───── EXCERPTED RECORDS
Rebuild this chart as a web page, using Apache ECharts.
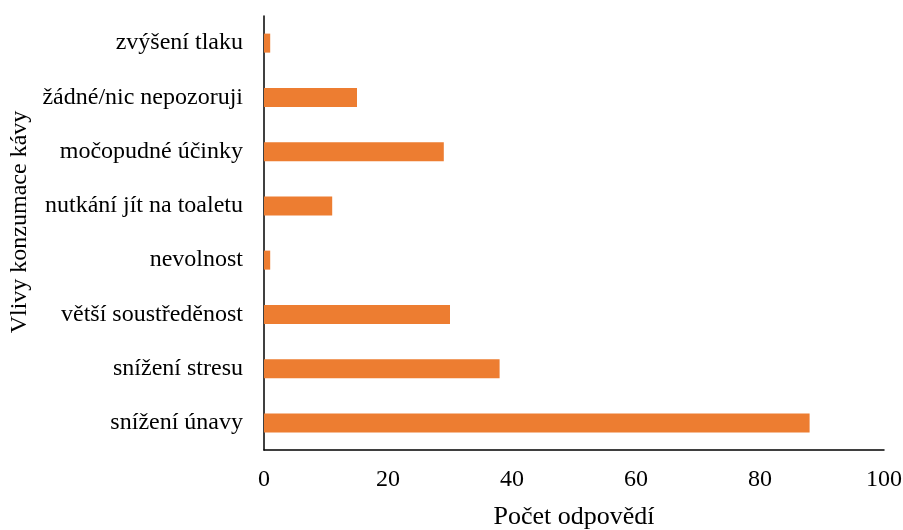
<!DOCTYPE html>
<html>
<head>
<meta charset="utf-8">
<script src="https://cdn.jsdelivr.net/npm/echarts@6/dist/echarts.min.js"></script>
<style>
  html, body { margin: 0; padding: 0; background: #fff; }
  #chart { width: 903px; height: 530px; }
</style>
</head>
<body>
<div id="chart"></div>
<script>
// categories listed bottom to top (ECharts category axis starts at the bottom)
const categories = [
  'snížení únavy',
  'snížení stresu',
  'větší soustředěnost',
  'nevolnost',
  'nutkání jít na toaletu',
  'močopudné účinky',
  'žádné/nic nepozoruji',
  'zvýšení tlaku',
]
const counts = [88, 38, 30, 1, 11, 29, 15, 1]
const xTicks = { min: 0, max: 100, interval: 20 }

const font = "'Liberation Serif', 'Times New Roman', serif"
const chart = echarts.init(document.getElementById('chart'))

chart.setOption({
  animation: false,
  textStyle: { fontFamily: font, color: '#000' },
  // fixed plot box; the "100" label is allowed to touch the right edge
  grid: { left: 264, right: 19, top: 16, bottom: 80, outerBoundsMode: 'none' },
  xAxis: {
    type: 'value',
    min: xTicks.min,
    max: xTicks.max,
    interval: xTicks.interval,
    name: 'Počet odpovědí',
    nameLocation: 'middle',
    nameGap: 54,
    nameTextStyle: { fontFamily: font, fontSize: 26, color: '#000' },
    axisLine: { show: true, lineStyle: { color: '#000', width: 1.5 } },
    axisTick: { show: false },
    splitLine: { show: false },
    axisLabel: { fontFamily: font, fontSize: 24, color: '#000', margin: 18 },
  },
  yAxis: {
    type: 'category',
    data: categories,
    name: 'Vlivy konzumace kávy',
    nameLocation: 'middle',
    nameRotate: 90,
    nameGap: 230,
    nameTextStyle: { fontFamily: font, fontSize: 24, color: '#000', padding: [0, 0, 0, 22] },
    axisLine: { show: true, lineStyle: { color: '#000', width: 1.5 } },
    axisTick: { show: false },
    axisLabel: { fontFamily: font, fontSize: 24, color: '#000', margin: 21 },
  },
  series: [
    {
      type: 'bar',
      data: counts,
      barWidth: 19,
      itemStyle: { color: '#ED7D31' },
    },
  ],
})
</script>
</body>
</html>
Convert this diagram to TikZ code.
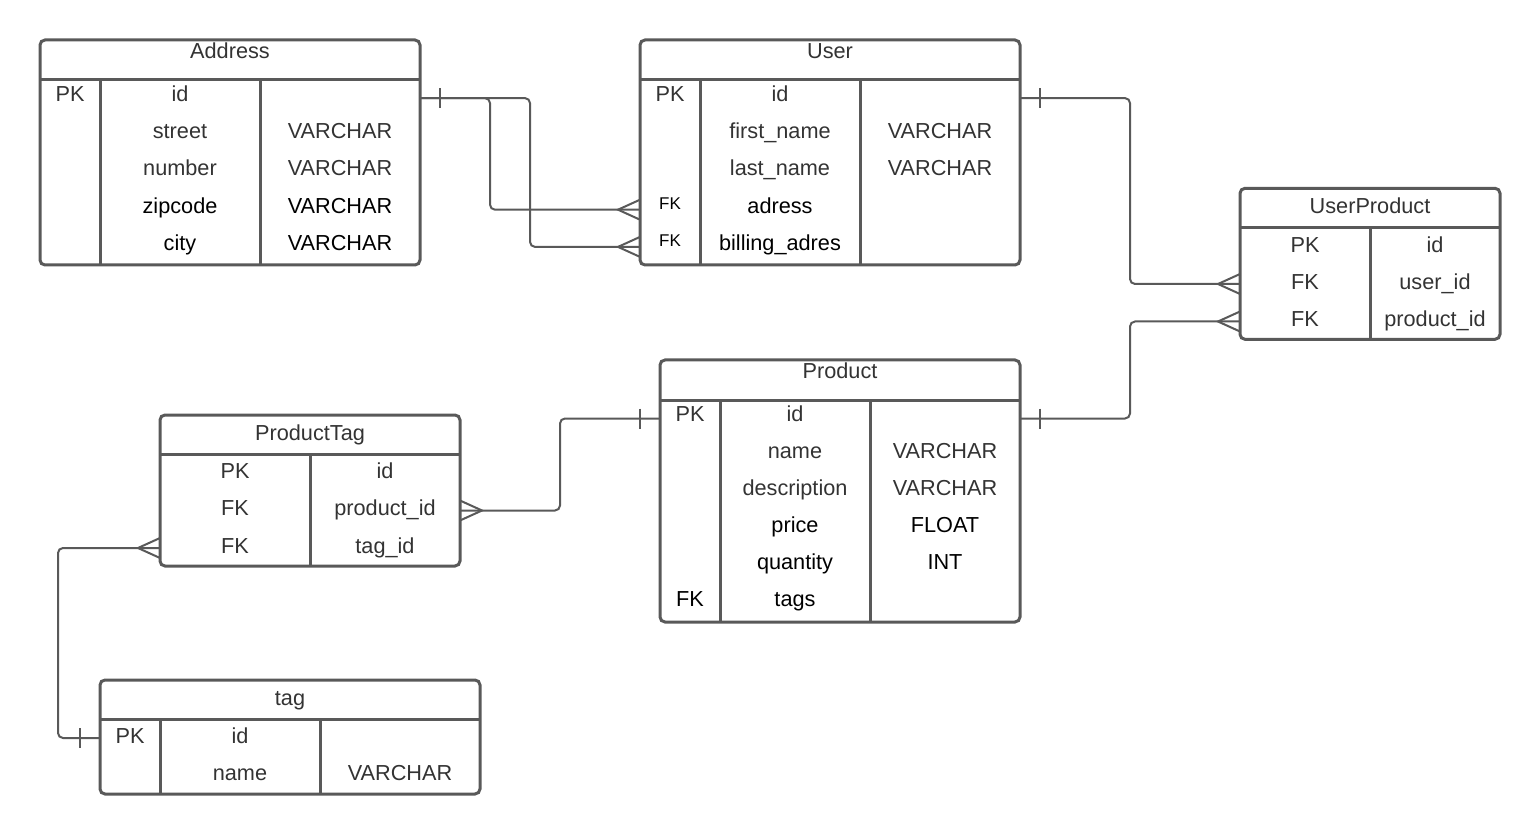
\documentclass[tikz,border=0pt]{standalone}
\usepackage{fontspec}
\setmainfont{Liberation Sans}
\usetikzlibrary{calc}
\definecolor{ln}{HTML}{595959}
\definecolor{tx}{HTML}{333333}
\tikzset{
 tbl/.style={draw=ln, line width=3pt, rounded corners=5pt, inner sep=0pt, outer sep=0pt, anchor=north west},
 sepline/.style={draw=ln, line width=3pt},
 txt/.style={font=\fontsize{21.7}{26}\selectfont, text=tx, anchor=base, inner sep=0pt},
 txtb/.style={txt, text=black},
 fksmall/.style={font=\fontsize{17}{20}\selectfont, text=black, anchor=base, inner sep=0pt},
 conn/.style={draw=ln, line width=2pt, rounded corners=5pt},
 mk/.style={draw=ln, line width=2pt},
}
\begin{document}
\begin{tikzpicture}[x=1pt,y=-1pt]
\useasboundingbox (0,0) rectangle (1540,834);

% ---------- Address ----------
\node[tbl, minimum width=380pt, minimum height=225pt] (addr) at (40,40) {};
\draw[sepline] (40,79.5) -- (420,79.5) (100,79.5) -- (100,265) (260,79.5) -- (260,265);
\node[txt] (addr-h) at (230,58.5) {Address};
\node[txt] (addr-pk) at (70,101.5) {PK};
\node[txt] (addr-id) at (180,101.5) {id};
\node[txt] (addr-street) at (180,138.8) {street};
\node[txt] (addr-streett) at (340,138.8) {VARCHAR};
\node[txt] (addr-number) at (180,176) {number};
\node[txt] (addr-numbert) at (340,176) {VARCHAR};
\node[txtb] (addr-zip) at (180,213.2) {zipcode};
\node[txtb] (addr-zipt) at (340,213.2) {VARCHAR};
\node[txtb] (addr-city) at (180,250.4) {city};
\node[txtb] (addr-cityt) at (340,250.4) {VARCHAR};

% ---------- User ----------
\node[tbl, minimum width=380pt, minimum height=225pt] (user) at (640,40) {};
\draw[sepline] (640,79.5) -- (1020,79.5) (700,79.5) -- (700,265) (860,79.5) -- (860,265);
\node[txt] (user-h) at (830,58.5) {User};
\node[txt] (user-pk) at (670,101.5) {PK};
\node[txt] (user-id) at (780,101.5) {id};
\node[txt] (user-fn) at (780,138.8) {first\_name};
\node[txt] (user-fnt) at (940,138.8) {VARCHAR};
\node[txt] (user-ln) at (780,176) {last\_name};
\node[txt] (user-lnt) at (940,176) {VARCHAR};
\node[fksmall] (user-fk1) at (670,209.7) {FK};
\node[txtb] (user-adr) at (780,213.2) {adress};
\node[fksmall] (user-fk2) at (670,246.9) {FK};
\node[txtb] (user-bill) at (780,250.4) {billing\_adres};

% ---------- UserProduct ----------
\node[tbl, minimum width=260pt, minimum height=151pt] (up) at (1240,188.3) {};
\draw[sepline] (1240,228) -- (1500,228) (1370,228) -- (1370,339.3);
\node[txt] (up-h) at (1370,213.3) {UserProduct};
\node[txt] (up-pk) at (1305,252.5) {PK};
\node[txt] (up-id) at (1435,252.5) {id};
\node[txt] (up-fk1) at (1305,289.8) {FK};
\node[txt] (up-uid) at (1435,289.8) {user\_id};
\node[txt] (up-fk2) at (1305,327) {FK};
\node[txt] (up-pid) at (1435,327) {product\_id};

% ---------- Product ----------
\node[tbl, minimum width=360pt, minimum height=262pt] (prod) at (660,360) {};
\draw[sepline] (660,400) -- (1020,400) (720,400) -- (720,622) (870,400) -- (870,622);
\node[txt] (prod-h) at (840,378.5) {Product};
\node[txt] (prod-pk) at (690,421) {PK};
\node[txt] (prod-id) at (795,421) {id};
\node[txt] (prod-name) at (795,458) {name};
\node[txt] (prod-namet) at (945,458) {VARCHAR};
\node[txt] (prod-desc) at (795,495) {description};
\node[txt] (prod-desct) at (945,495) {VARCHAR};
\node[txtb] (prod-price) at (795,532) {price};
\node[txtb] (prod-pricet) at (945,532) {FLOAT};
\node[txtb] (prod-qty) at (795,569) {quantity};
\node[txtb] (prod-qtyt) at (945,569) {INT};
\node[txtb] (prod-fk) at (690,606) {FK};
\node[txtb] (prod-tags) at (795,606) {tags};

% ---------- ProductTag ----------
\node[tbl, minimum width=300pt, minimum height=151pt] (pt) at (160,415) {};
\draw[sepline] (160,454.5) -- (460,454.5) (310,454.5) -- (310,566);
\node[txt] (pt-h) at (310,440.5) {ProductTag};
\node[txt] (pt-pk) at (235,478.5) {PK};
\node[txt] (pt-id) at (385,478.5) {id};
\node[txt] (pt-fk1) at (235,515.8) {FK};
\node[txt] (pt-pid) at (385,515.8) {product\_id};
\node[txt] (pt-fk2) at (235,553) {FK};
\node[txt] (pt-tid) at (385,553) {tag\_id};

% ---------- tag ----------
\node[tbl, minimum width=380pt, minimum height=114pt] (tag) at (100,680) {};
\draw[sepline] (100,719) -- (480,719) (160,719) -- (160,794) (320,719) -- (320,794);
\node[txt] (tag-h) at (290,705) {tag};
\node[txt] (tag-pk) at (130,743.7) {PK};
\node[txt] (tag-id) at (240,743.7) {id};
\node[txt] (tag-name) at (240,780.7) {name};
\node[txt] (tag-namet) at (400,780.7) {VARCHAR};

% ---------- connector end points ----------
\coordinate (c-addr-id) at (addr.east |- 0,98.1);
\coordinate (c-user-adr) at (user.west |- 0,209.7);
\coordinate (c-user-bill) at (user.west |- 0,246.9);
\coordinate (c-user-id) at (user.east |- 0,98.1);
\coordinate (c-up-uid) at (up.west |- 0,284);
\coordinate (c-up-pid) at (up.west |- 0,321.5);
\coordinate (c-prod-ide) at (prod.east |- 0,418.5);
\coordinate (c-prod-idw) at (prod.west |- 0,418.5);
\coordinate (c-pt-pid) at (pt.east |- 0,510.5);
\coordinate (c-pt-tid) at (pt.west |- 0,548);
\coordinate (c-tag-id) at (tag.west |- 0,738);

% ---------- connectors ----------
\draw[conn] (c-addr-id) -- ++(70,0) |- (c-user-adr);
\draw[conn] (c-addr-id) -- ++(110,0) |- (c-user-bill);
\draw[conn] (c-user-id) -- ++(110,0) |- (c-up-uid);
\draw[conn] (c-prod-ide) -- ++(110,0) |- (c-up-pid);
\draw[conn] (c-prod-idw) -- ++(-100,0) |- (c-pt-pid);
\draw[conn] (c-tag-id) -- ++(-42,0) |- (c-pt-tid);

% one marks
\draw[mk] ($(c-addr-id)+(20,-10)$) -- ++(0,20);
\draw[mk] ($(c-user-id)+(20,-10)$) -- ++(0,20);
\draw[mk] ($(c-prod-ide)+(20,-10)$) -- ++(0,20);
\draw[mk] ($(c-prod-idw)+(-20,-10)$) -- ++(0,20);
\draw[mk] ($(c-tag-id)+(-20,-10)$) -- ++(0,20);

% crow's feet
\draw[mk] ($(c-user-adr)+(0,-10)$) -- ++(-22,10) -- ++(22,10);
\draw[mk] ($(c-user-bill)+(0,-10)$) -- ++(-22,10) -- ++(22,10);
\draw[mk] ($(c-up-uid)+(0,-10)$) -- ++(-22,10) -- ++(22,10);
\draw[mk] ($(c-up-pid)+(0,-10)$) -- ++(-22,10) -- ++(22,10);
\draw[mk] ($(c-pt-tid)+(0,-10)$) -- ++(-22,10) -- ++(22,10);
\draw[mk] ($(c-pt-pid)+(0,-10)$) -- ++(22,10) -- ++(-22,10);
\end{tikzpicture}
\end{document}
──────────
Please reproduce, word for word, every line from the first line of the records above through the line containing "100, interval: 20", and leave out the pictures.

Rebuild this chart as a web page, using Apache ECharts.
<!DOCTYPE html>
<html>
<head>
<meta charset="utf-8">
<script src="https://cdn.jsdelivr.net/npm/echarts@6/dist/echarts.min.js"></script>
<style>
  html, body { margin: 0; padding: 0; background: #fff; }
  #chart { width: 903px; height: 530px; }
</style>
</head>
<body>
<div id="chart"></div>
<script>
// categories listed bottom to top (ECharts category axis starts at the bottom)
const categories = [
  'snížení únavy',
  'snížení stresu',
  'větší soustředěnost',
  'nevolnost',
  'nutkání jít na toaletu',
  'močopudné účinky',
  'žádné/nic nepozoruji',
  'zvýšení tlaku',
]
const counts = [88, 38, 30, 1, 11, 29, 15, 1]
const xTicks = { min: 0, max: 100, interval: 20 }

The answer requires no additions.